I had been raised in a very conservative church.  We were taught that there were many worldly things to tempt us—all of which should be carefully avoided.  One of those vices was going to the movies; Christians did not do that.

Yet Julie, who called herself a Christian, did go.  How was that possible?  I was deeply troubled by the paradox, so I challenged her in a letter.

I waited a week for her response; there was none.  I waited two weeks; still no response.

Finally, I realized what I had done.  I quickly wrote another letter.

“Who am I to judge you?” I wrote.  “Please forgive me.”

 I mailed the letter and waited.  A week went by, two weeks, a month.  Julie never wrote again.  And I was sick with remorse and shame.

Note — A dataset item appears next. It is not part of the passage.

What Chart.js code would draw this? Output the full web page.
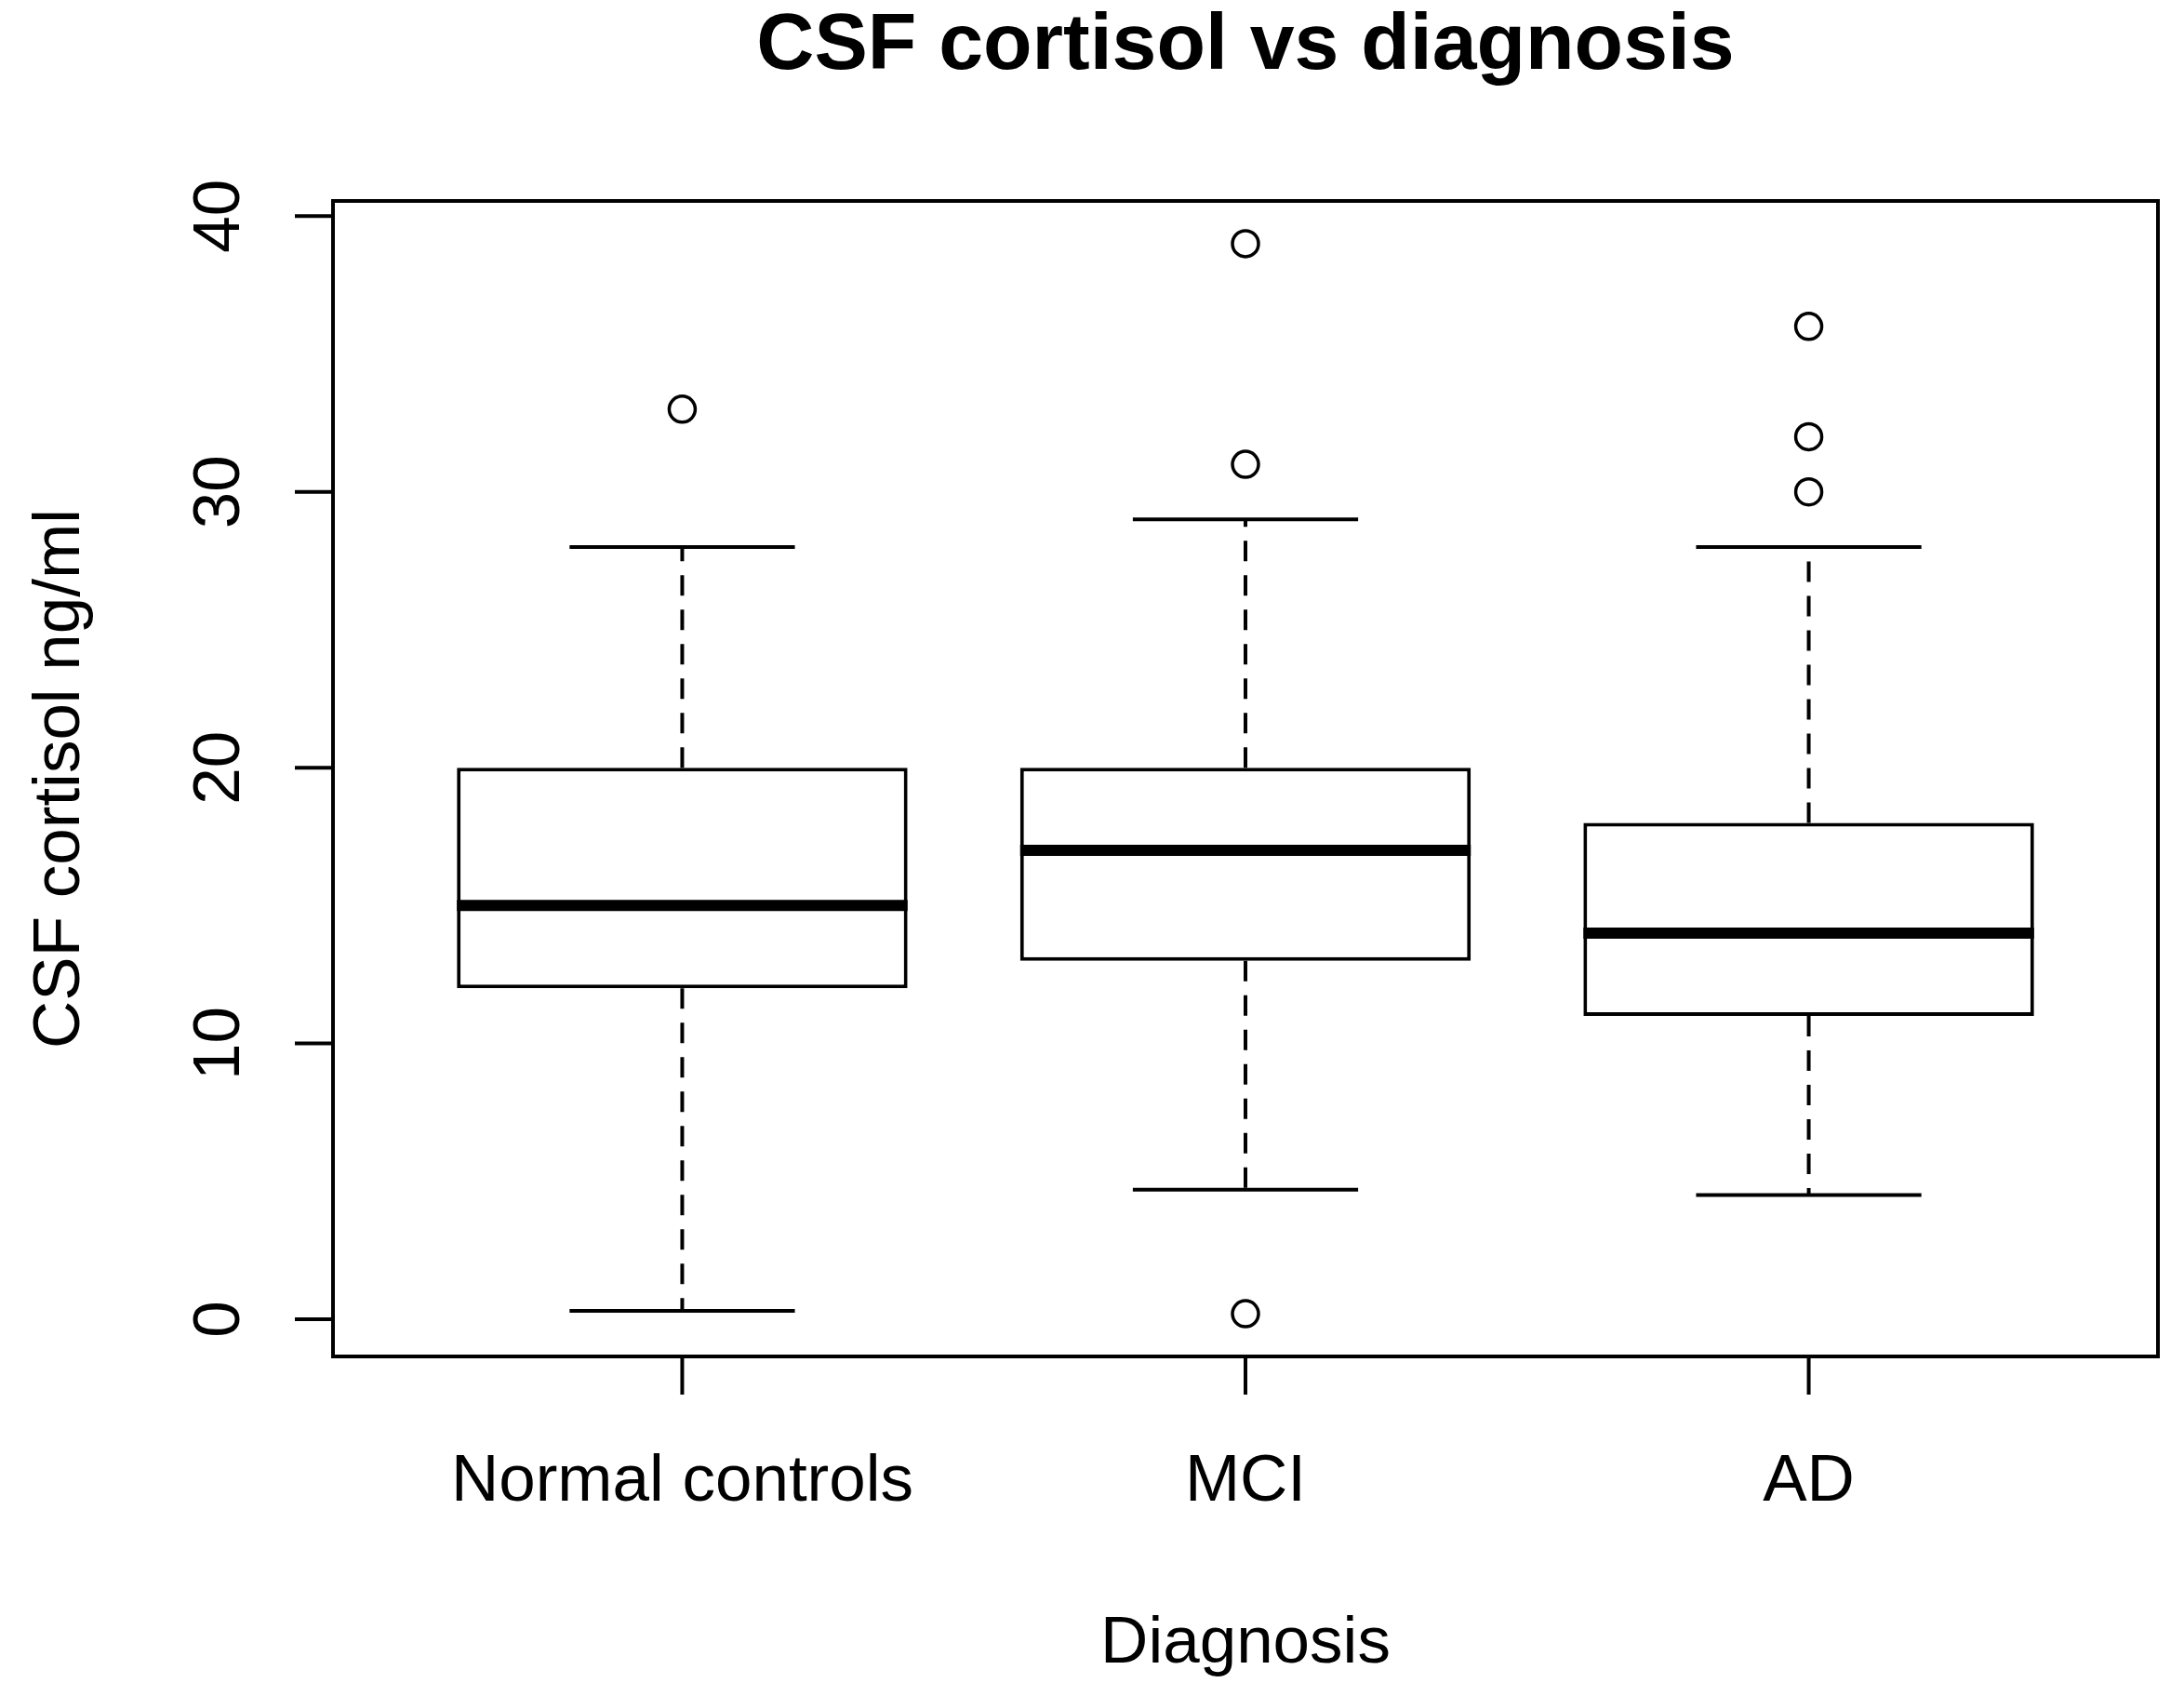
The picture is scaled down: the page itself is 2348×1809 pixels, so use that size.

Years later, after I had graduated from college, I decided to give Julie a call.  I wanted to know what had happened to her; I wondered if she was happy.  But mostly, I wanted to reminisce, to share some of the old stories, to think back for a few moments on the thrill of young love.

Julie answered the phone, and I introduced myself.  Immediately, I felt a coolness, a distancing from me.  There was no common bond.  Julie had no desire to reminisce.  She assured me quickly, and very politely, that she was happily married; in fact, life could not be better. 

“You don’t understand,” I wanted to say.  “I do not want to break up your marriage; I only want to remember.”

That may have been the saddest phone call I’ve ever made.

Last night, I thought about all that while watching the shooting stars.  Awed by the magnitude of the universe, I marveled at my audacity.  How could I, a speck in time and space, ever have thought I could sit in for God?